Rows from a dataset of charts and code
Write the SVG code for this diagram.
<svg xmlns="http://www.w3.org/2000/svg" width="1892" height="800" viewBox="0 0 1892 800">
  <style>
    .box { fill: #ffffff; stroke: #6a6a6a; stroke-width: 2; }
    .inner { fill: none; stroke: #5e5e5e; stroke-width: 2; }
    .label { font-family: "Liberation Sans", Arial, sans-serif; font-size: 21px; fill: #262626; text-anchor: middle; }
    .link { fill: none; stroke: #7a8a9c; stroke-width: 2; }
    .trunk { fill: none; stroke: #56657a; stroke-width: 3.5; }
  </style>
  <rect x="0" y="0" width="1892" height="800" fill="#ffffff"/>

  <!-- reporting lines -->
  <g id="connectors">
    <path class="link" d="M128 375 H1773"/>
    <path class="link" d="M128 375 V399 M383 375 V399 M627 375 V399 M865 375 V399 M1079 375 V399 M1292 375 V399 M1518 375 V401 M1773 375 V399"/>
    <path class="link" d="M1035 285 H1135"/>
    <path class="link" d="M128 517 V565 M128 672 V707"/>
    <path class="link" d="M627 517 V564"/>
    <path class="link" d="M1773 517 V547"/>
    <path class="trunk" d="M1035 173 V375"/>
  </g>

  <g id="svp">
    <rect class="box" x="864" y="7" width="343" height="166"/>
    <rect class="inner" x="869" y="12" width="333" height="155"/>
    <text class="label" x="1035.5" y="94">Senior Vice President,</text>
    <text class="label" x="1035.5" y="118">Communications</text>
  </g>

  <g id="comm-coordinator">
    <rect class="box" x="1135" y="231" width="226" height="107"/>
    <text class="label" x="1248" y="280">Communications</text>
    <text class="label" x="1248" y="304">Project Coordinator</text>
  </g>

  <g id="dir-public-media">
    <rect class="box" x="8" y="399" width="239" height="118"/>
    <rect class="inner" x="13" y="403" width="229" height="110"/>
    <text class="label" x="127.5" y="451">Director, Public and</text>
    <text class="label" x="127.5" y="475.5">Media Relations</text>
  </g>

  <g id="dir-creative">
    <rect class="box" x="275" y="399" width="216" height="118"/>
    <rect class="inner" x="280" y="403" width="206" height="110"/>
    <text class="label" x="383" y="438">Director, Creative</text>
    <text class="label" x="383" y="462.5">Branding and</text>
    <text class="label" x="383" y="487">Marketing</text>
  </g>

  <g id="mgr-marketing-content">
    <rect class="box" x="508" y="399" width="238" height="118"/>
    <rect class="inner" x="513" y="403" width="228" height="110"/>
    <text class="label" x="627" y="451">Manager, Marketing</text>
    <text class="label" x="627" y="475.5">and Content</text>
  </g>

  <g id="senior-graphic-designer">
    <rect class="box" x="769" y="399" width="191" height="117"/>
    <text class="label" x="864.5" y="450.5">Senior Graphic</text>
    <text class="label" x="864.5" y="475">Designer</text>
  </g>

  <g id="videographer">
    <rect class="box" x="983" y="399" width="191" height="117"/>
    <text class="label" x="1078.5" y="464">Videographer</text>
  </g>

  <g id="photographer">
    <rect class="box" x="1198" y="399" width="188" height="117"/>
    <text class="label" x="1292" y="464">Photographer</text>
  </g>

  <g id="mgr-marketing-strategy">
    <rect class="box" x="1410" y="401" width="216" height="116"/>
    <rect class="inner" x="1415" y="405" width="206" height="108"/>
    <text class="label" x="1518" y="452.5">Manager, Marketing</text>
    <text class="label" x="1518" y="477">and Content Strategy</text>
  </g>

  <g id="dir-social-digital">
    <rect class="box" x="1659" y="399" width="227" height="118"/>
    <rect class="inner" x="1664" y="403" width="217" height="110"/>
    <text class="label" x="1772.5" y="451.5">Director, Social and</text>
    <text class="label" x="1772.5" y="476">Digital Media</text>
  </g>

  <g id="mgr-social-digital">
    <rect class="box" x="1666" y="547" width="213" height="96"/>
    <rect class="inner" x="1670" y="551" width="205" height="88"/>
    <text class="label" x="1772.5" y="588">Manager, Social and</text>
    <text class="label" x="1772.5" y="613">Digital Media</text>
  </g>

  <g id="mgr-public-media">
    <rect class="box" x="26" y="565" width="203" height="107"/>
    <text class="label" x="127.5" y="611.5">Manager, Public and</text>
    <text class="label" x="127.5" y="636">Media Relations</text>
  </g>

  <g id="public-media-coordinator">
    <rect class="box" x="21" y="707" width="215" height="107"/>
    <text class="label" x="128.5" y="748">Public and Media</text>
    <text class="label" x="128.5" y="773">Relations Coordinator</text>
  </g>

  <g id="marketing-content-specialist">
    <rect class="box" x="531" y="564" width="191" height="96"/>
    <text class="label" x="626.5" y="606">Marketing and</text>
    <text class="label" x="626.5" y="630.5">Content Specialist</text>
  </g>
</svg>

* * *

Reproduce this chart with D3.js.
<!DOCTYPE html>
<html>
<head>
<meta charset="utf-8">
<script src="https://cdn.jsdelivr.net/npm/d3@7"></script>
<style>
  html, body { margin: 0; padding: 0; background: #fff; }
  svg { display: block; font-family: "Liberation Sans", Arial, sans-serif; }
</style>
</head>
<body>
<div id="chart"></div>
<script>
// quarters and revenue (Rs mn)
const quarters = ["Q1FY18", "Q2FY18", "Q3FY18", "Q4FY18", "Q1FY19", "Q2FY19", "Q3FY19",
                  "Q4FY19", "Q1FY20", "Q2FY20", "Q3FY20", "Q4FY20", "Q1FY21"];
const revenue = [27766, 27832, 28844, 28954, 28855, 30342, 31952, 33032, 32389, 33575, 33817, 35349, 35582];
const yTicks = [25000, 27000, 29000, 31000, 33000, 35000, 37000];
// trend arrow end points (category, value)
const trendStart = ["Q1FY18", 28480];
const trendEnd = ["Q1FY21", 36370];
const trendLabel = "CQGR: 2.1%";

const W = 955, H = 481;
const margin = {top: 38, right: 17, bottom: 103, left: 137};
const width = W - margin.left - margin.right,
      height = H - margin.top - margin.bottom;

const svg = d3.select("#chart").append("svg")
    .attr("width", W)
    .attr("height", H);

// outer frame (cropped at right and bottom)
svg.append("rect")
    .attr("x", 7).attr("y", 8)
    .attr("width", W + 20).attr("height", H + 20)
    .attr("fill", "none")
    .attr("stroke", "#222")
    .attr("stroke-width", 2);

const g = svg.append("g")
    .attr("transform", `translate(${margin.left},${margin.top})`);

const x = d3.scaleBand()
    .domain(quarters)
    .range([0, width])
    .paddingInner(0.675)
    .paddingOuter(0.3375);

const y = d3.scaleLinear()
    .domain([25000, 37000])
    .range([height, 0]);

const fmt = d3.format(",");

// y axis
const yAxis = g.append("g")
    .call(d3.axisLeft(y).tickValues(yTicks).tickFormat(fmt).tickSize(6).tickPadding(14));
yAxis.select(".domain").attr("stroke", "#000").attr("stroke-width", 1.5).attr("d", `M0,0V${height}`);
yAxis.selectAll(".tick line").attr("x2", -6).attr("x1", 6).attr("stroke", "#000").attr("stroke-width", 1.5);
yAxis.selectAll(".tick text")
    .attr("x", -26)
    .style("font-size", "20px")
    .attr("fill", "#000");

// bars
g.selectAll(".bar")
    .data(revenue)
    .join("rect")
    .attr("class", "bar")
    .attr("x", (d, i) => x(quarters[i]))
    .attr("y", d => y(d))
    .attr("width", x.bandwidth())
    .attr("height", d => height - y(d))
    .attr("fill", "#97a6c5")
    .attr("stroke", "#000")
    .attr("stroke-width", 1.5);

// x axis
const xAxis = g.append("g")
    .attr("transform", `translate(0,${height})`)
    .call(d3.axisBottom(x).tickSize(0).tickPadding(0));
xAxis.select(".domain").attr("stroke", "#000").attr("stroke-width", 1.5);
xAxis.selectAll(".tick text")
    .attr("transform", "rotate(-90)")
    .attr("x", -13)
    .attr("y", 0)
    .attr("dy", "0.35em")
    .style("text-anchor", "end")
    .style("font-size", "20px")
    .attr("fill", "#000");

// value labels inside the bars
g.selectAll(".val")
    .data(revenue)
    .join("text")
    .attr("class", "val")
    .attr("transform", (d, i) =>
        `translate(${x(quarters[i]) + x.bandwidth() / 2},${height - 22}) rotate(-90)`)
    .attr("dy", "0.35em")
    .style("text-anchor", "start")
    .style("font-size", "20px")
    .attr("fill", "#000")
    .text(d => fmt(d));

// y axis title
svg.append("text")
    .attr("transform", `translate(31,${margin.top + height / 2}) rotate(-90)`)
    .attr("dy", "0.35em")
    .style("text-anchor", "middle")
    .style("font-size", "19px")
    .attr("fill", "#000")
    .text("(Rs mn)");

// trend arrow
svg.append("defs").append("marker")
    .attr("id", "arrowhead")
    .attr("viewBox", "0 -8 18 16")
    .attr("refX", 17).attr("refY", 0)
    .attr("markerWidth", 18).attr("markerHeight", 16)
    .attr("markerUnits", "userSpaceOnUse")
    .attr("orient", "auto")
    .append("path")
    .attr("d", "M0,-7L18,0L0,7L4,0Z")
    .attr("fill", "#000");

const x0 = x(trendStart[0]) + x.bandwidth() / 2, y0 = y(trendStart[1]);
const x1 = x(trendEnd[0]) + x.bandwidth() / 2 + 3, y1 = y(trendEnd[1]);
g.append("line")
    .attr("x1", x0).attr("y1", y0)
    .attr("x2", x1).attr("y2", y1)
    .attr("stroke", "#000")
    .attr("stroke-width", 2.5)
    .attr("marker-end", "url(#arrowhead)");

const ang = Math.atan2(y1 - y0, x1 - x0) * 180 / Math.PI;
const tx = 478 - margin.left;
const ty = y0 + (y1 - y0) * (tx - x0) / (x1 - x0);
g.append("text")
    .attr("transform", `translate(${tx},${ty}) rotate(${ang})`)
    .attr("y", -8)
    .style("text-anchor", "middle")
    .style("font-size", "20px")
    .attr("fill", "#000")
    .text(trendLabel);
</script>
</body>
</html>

---

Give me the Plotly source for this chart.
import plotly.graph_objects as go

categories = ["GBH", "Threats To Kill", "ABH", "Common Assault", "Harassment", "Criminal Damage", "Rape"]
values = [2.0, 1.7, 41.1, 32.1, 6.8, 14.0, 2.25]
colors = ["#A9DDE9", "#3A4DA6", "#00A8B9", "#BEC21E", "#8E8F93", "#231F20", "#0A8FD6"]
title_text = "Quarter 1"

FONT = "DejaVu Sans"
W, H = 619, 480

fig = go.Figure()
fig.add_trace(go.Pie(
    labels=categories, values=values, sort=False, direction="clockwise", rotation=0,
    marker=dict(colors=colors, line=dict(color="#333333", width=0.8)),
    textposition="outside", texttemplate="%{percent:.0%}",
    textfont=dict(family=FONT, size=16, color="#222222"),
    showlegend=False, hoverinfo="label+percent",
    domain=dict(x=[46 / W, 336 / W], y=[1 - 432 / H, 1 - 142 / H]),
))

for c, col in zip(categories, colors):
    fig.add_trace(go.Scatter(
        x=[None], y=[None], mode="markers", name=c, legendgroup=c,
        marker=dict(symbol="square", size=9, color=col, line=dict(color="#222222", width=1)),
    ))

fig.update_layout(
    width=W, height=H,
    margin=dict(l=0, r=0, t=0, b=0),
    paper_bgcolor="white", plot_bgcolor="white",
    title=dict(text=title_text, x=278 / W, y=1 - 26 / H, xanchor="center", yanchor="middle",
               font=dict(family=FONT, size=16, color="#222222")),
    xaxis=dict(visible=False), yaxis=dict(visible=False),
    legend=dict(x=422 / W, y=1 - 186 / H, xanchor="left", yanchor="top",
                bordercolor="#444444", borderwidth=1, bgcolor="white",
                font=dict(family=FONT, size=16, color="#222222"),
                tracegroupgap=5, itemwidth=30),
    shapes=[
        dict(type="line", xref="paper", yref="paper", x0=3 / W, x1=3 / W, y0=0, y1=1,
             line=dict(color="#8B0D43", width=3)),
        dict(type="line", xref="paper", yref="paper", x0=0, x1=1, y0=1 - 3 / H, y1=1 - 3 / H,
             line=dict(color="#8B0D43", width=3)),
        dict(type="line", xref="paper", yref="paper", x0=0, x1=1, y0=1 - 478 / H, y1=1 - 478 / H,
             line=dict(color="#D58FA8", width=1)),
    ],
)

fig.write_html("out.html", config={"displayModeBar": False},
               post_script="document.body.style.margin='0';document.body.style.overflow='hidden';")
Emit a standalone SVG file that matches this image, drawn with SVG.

[TASK DETAILS]
Copy every line of the listing where the word "this" appears.

[WRITTEN RESPONSE]
Write the SVG code for this diagram.
Reproduce this chart with D3.js.
Give me the Plotly source for this chart.
Emit a standalone SVG file that matches this image, drawn with SVG.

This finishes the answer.